_AIM_. Look through the material below and copy exactly the lines from the line with "Reproduce this chart with matplotlib." to the line with "lab.set_fontweight('bold')", those two lines included.

(Extracted data entries)
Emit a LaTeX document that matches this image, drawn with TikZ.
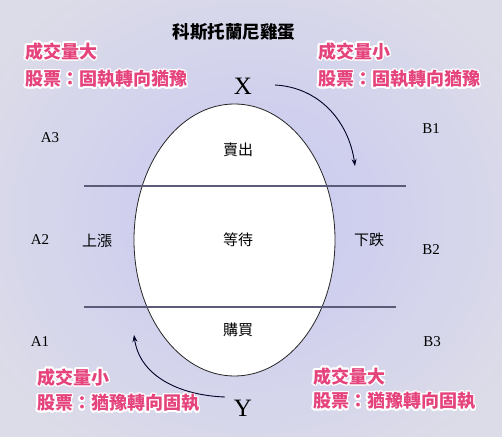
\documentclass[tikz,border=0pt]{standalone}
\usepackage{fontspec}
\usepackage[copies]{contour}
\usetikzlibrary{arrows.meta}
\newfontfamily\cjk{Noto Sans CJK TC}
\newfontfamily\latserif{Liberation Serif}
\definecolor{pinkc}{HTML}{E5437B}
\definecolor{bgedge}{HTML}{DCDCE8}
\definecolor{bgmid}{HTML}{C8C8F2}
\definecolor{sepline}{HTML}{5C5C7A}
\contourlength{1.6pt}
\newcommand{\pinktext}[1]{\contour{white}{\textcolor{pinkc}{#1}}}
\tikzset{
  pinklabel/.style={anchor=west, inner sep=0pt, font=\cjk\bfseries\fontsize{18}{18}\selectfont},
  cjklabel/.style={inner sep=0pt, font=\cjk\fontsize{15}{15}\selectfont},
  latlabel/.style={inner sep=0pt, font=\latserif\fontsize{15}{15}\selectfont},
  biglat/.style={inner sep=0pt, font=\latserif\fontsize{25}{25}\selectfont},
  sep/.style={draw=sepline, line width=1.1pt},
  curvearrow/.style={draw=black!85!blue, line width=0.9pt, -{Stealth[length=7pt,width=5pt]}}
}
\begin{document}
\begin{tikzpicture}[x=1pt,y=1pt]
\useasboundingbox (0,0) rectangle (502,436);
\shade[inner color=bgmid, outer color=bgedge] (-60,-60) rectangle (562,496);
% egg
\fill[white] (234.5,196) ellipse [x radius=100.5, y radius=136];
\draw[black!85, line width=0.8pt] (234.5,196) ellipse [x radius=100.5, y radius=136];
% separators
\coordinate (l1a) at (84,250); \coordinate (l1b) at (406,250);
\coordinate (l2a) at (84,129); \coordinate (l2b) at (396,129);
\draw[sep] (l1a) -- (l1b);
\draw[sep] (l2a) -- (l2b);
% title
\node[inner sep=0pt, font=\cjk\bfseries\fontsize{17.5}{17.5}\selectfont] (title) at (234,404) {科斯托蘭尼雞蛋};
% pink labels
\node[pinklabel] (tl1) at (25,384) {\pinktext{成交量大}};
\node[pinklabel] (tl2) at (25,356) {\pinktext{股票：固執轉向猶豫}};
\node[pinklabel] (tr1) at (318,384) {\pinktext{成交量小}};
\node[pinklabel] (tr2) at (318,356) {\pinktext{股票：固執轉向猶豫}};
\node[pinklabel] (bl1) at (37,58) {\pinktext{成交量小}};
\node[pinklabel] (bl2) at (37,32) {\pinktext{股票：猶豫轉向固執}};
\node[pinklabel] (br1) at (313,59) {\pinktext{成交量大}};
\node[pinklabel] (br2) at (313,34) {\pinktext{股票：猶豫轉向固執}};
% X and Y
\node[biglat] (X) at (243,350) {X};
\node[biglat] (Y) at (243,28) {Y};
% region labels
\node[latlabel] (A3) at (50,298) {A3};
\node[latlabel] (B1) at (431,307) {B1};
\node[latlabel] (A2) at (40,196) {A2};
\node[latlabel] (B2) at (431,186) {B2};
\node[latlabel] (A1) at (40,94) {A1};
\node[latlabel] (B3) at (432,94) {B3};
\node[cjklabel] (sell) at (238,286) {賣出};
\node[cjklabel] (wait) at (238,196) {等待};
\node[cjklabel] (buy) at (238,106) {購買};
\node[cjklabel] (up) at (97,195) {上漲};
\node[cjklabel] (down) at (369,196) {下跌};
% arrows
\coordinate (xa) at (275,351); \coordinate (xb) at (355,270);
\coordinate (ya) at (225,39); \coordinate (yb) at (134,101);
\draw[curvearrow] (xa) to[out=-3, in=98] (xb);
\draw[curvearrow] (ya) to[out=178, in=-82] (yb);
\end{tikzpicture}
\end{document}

--

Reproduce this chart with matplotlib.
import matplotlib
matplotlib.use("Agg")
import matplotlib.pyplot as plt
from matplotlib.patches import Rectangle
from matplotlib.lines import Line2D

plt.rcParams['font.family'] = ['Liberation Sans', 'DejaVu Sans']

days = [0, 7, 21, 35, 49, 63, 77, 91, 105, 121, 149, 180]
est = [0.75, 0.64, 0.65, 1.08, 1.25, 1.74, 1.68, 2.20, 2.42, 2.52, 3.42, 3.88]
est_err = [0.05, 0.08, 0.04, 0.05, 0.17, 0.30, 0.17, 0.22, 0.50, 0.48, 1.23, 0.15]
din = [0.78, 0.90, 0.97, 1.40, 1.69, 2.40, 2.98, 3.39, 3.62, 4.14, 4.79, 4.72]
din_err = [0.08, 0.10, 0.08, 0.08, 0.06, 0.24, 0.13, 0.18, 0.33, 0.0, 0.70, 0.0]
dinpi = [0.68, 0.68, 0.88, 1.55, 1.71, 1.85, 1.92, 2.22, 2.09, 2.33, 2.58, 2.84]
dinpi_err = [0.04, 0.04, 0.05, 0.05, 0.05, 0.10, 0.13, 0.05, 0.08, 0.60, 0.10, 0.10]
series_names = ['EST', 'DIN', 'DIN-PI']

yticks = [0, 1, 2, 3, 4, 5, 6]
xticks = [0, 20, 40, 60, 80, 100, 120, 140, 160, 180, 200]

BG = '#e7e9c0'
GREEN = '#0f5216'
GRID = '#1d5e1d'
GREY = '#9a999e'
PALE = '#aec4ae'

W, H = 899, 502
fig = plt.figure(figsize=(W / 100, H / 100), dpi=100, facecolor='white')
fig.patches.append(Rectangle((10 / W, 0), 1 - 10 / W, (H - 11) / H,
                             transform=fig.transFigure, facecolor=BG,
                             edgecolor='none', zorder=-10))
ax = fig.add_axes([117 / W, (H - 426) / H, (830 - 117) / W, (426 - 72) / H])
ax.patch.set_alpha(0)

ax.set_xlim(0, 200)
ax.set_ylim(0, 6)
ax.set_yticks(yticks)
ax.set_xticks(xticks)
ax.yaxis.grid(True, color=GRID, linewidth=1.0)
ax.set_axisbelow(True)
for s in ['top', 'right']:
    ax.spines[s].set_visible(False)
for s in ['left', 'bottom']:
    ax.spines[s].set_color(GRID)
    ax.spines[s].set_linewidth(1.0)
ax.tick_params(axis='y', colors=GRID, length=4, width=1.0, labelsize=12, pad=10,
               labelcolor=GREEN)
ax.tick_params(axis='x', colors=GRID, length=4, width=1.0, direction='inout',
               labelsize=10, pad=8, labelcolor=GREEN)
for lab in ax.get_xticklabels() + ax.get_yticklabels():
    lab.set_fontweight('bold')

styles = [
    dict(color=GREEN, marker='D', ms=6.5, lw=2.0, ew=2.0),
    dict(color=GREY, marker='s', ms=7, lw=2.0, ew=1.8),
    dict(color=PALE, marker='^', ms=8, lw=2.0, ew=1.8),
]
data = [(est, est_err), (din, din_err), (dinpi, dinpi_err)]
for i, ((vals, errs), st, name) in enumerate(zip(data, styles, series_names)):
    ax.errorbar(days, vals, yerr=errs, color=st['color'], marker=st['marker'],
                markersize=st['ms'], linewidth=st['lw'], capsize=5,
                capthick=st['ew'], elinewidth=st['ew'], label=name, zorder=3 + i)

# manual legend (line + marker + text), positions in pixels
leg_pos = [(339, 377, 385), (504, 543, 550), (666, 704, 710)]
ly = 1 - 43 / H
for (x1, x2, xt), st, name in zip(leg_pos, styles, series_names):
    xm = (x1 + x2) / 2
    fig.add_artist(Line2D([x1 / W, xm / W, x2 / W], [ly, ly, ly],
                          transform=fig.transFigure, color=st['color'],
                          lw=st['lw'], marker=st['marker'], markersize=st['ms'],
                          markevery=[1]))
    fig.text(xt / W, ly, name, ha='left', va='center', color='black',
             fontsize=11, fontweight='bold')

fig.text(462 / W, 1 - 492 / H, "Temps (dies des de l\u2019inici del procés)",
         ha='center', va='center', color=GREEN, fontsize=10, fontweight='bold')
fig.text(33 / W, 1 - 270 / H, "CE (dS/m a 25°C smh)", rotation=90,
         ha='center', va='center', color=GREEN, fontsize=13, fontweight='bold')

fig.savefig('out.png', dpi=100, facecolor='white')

_EXPECTED OUTPUT_.
Reproduce this chart with matplotlib.
import matplotlib
matplotlib.use("Agg")
import matplotlib.pyplot as plt
from matplotlib.patches import Rectangle
from matplotlib.lines import Line2D

plt.rcParams['font.family'] = ['Liberation Sans', 'DejaVu Sans']

days = [0, 7, 21, 35, 49, 63, 77, 91, 105, 121, 149, 180]
est = [0.75, 0.64, 0.65, 1.08, 1.25, 1.74, 1.68, 2.20, 2.42, 2.52, 3.42, 3.88]
est_err = [0.05, 0.08, 0.04, 0.05, 0.17, 0.30, 0.17, 0.22, 0.50, 0.48, 1.23, 0.15]
din = [0.78, 0.90, 0.97, 1.40, 1.69, 2.40, 2.98, 3.39, 3.62, 4.14, 4.79, 4.72]
din_err = [0.08, 0.10, 0.08, 0.08, 0.06, 0.24, 0.13, 0.18, 0.33, 0.0, 0.70, 0.0]
dinpi = [0.68, 0.68, 0.88, 1.55, 1.71, 1.85, 1.92, 2.22, 2.09, 2.33, 2.58, 2.84]
dinpi_err = [0.04, 0.04, 0.05, 0.05, 0.05, 0.10, 0.13, 0.05, 0.08, 0.60, 0.10, 0.10]
series_names = ['EST', 'DIN', 'DIN-PI']

yticks = [0, 1, 2, 3, 4, 5, 6]
xticks = [0, 20, 40, 60, 80, 100, 120, 140, 160, 180, 200]

BG = '#e7e9c0'
GREEN = '#0f5216'
GRID = '#1d5e1d'
GREY = '#9a999e'
PALE = '#aec4ae'

W, H = 899, 502
fig = plt.figure(figsize=(W / 100, H / 100), dpi=100, facecolor='white')
fig.patches.append(Rectangle((10 / W, 0), 1 - 10 / W, (H - 11) / H,
                             transform=fig.transFigure, facecolor=BG,
                             edgecolor='none', zorder=-10))
ax = fig.add_axes([117 / W, (H - 426) / H, (830 - 117) / W, (426 - 72) / H])
ax.patch.set_alpha(0)

ax.set_xlim(0, 200)
ax.set_ylim(0, 6)
ax.set_yticks(yticks)
ax.set_xticks(xticks)
ax.yaxis.grid(True, color=GRID, linewidth=1.0)
ax.set_axisbelow(True)
for s in ['top', 'right']:
    ax.spines[s].set_visible(False)
for s in ['left', 'bottom']:
    ax.spines[s].set_color(GRID)
    ax.spines[s].set_linewidth(1.0)
ax.tick_params(axis='y', colors=GRID, length=4, width=1.0, labelsize=12, pad=10,
               labelcolor=GREEN)
ax.tick_params(axis='x', colors=GRID, length=4, width=1.0, direction='inout',
               labelsize=10, pad=8, labelcolor=GREEN)
for lab in ax.get_xticklabels() + ax.get_yticklabels():
    lab.set_fontweight('bold')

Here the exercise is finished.